How much of this do you put down to incompetence and how much to cynicism?
I think that most people at least started out with good intentions – I certainly did. They didn’t start out cynical. Unfortunately, the senior leadership of the Department of State in the embassy in Baghdad and certainly in Washington didn’t want to hear bad news. They wanted a constant stream of happy stories and photographs. Understand that the embassy in Iraq is a fortress; the walls keep people out but it also they keep people in. My boss was located in the Embassy in Baghdad; in an entire year he visited me only twice, and one of those was to get his photo taken in front of another project that we had paid for. Our reporting was always edited as it went up the line so that negative things were taken out, projects were exaggerated and successes were overstated.
You’re still employed by the State Department. How has the book gone down with your bosses?

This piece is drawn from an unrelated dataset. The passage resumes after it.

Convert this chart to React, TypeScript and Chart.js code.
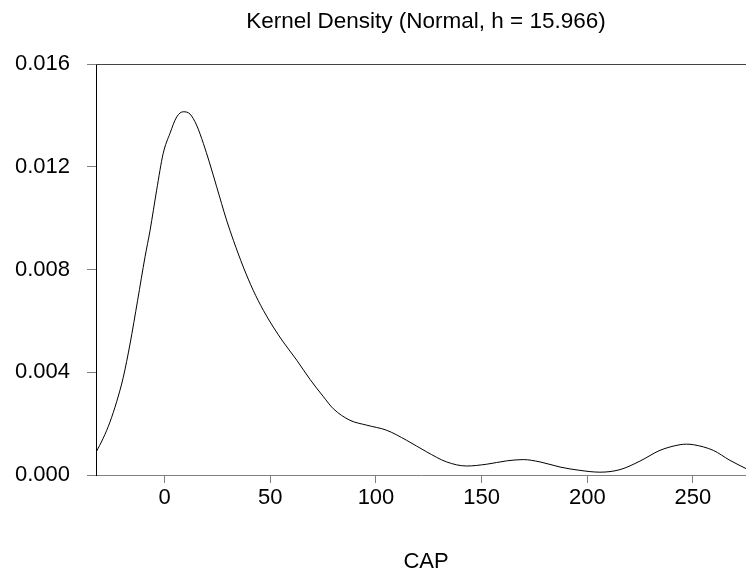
import React, { useEffect, useRef } from "react";
import { Chart, registerables } from "chart.js";

Chart.register(...registerables);

const TITLE = "Kernel Density (Normal, h = 15.966)";
const X_LABEL = "CAP";

const capValues = [
  -32.5, -29.1, -25.9, -22.7, -19.6, -16.4, -12.8, -9.3, -6.9, -3.8, -0.7,
  2.5, 5.7, 8.8, 12.0, 15.1, 18.3, 21.1, 24.6, 29.3, 32.5, 37.2, 41.9, 46.7,
  51.4, 56.1, 62.5, 68.8, 75.1, 79.8, 87.7, 95.6, 105.1, 114.5, 124.0, 133.4,
  142.9, 152.4, 161.8, 169.7, 177.6, 187.1, 196.5, 206.0, 215.5, 224.9, 234.4,
  243.9, 247.0, 250.2, 259.6, 267.5, 275.1,
];

const densityValues = [
  0.00088, 0.00143, 0.00206, 0.00286, 0.0038, 0.0051, 0.0068, 0.00849,
  0.00953, 0.01109, 0.01252, 0.0133, 0.01394, 0.01414, 0.01405, 0.01362,
  0.01291, 0.01219, 0.01122, 0.00992, 0.00914, 0.0081, 0.00719, 0.00641,
  0.00576, 0.00518, 0.00447, 0.00372, 0.00305, 0.00258, 0.00213, 0.00194,
  0.00174, 0.00135, 0.0009, 0.00051, 0.00035, 0.00042, 0.00055, 0.0006,
  0.00051, 0.00031, 0.00018, 0.00011, 0.00021, 0.00054, 0.00096, 0.00118,
  0.0012, 0.00118, 0.00096, 0.00057, 0.00025,
];

const xTicks = [0, 50, 100, 150, 200, 250];
const yTicks = [0, 0.004, 0.008, 0.012, 0.016];

const FONT = "'Liberation Sans', Arial, Helvetica, sans-serif";

const decorPlugin = {
  id: "decor",
  afterDraw(chart: any) {
    const { ctx, chartArea } = chart;
    ctx.save();
    ctx.strokeStyle = "#444444";
    ctx.lineWidth = 1;
    ctx.beginPath();
    ctx.moveTo(chartArea.left, Math.round(chartArea.top) + 0.5);
    ctx.lineTo(chartArea.right, Math.round(chartArea.top) + 0.5);
    ctx.stroke();
    ctx.fillStyle = "#000000";
    ctx.textAlign = "center";
    ctx.textBaseline = "alphabetic";
    ctx.font = `22.5px ${FONT}`;
    ctx.fillText(TITLE, 426, 28);
    ctx.font = `22px ${FONT}`;
    ctx.fillText(X_LABEL, 426, 568);
    ctx.restore();
  },
};

export default function App() {
  const ref = useRef<HTMLCanvasElement | null>(null);

  useEffect(() => {
    if (!ref.current) return;
    const chart = new Chart(ref.current, {
      type: "line",
      data: {
        datasets: [
          {
            data: capValues.map((x, i) => ({ x, y: densityValues[i] })),
            borderColor: "#000000",
            borderWidth: 1,
            pointRadius: 0,
            fill: false,
            cubicInterpolationMode: "monotone",
          },
        ],
      },
      options: {
        animation: false,
        responsive: false,
        devicePixelRatio: 1,
        layout: { padding: { top: 64, left: 0, right: 0, bottom: 0 } },
        plugins: {
          legend: { display: false },
          tooltip: { enabled: false },
          title: { display: false },
        },
        scales: {
          x: {
            type: "linear",
            position: "bottom",
            min: -32.5,
            max: 275.1,
            afterBuildTicks: (s: any) => {
              s.ticks = xTicks.map((v) => ({ value: v }));
            },
            afterFit: (s: any) => {
              s.height = 99;
            },
            grid: {
              drawOnChartArea: false,
              drawTicks: true,
              tickLength: 8,
              color: "#808080",
            },
            border: { display: true, color: "#808080", width: 1 },
            ticks: {
              color: "#000000",
              font: { family: FONT, size: 22 },
              padding: 2,
              maxRotation: 0,
              autoSkip: false,
              callback: (v: any) => String(v),
            },
          },
          y: {
            type: "linear",
            min: 0,
            max: 0.016,
            afterBuildTicks: (s: any) => {
              s.ticks = yTicks.map((v) => ({ value: v }));
            },
            afterFit: (s: any) => {
              s.width = 96;
            },
            grid: {
              drawOnChartArea: false,
              drawTicks: true,
              tickLength: 9,
              color: "#808080",
            },
            border: { display: true, color: "#000000", width: 1 },
            ticks: {
              color: "#000000",
              font: { family: FONT, size: 22 },
              padding: 17,
              autoSkip: false,
              callback: (v: any) => Number(v).toFixed(3),
            },
          },
        },
      },
      plugins: [decorPlugin],
    });
    return () => chart.destroy();
  }, []);

  return (
    <div
      style={{
        position: "absolute",
        left: 0,
        top: 0,
        width: 746,
        height: 574,
        background: "#ffffff",
      }}
    >
      <canvas
        ref={ref}
        width={746}
        height={574}
        style={{ display: "block", width: 746, height: 574 }}
      />
    </div>
  );
}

As you can imagine, the Department of State was not particularly thrilled to have one of its mid-level officers announce to the world that $63 billion had been wasted and the effort was nothing but a farce. Unfortunately, I am under investigation now by our Office of Diplomatic Security, I’ve been called in and questioned. They’ve tried to delay the publication of the book. They have moved me to a less substantial job, and they’re very close to firing me.
How do you feel about that?
Luckily I’m eligible for retirement, so whatever they do to me is fine. At the end of the day what matters is what I saw and what I’ve written, which in my mind is the raw material of failure. It will serve as a marker for people who want to study this thing more fully in the future and as a warning to American taxpayers.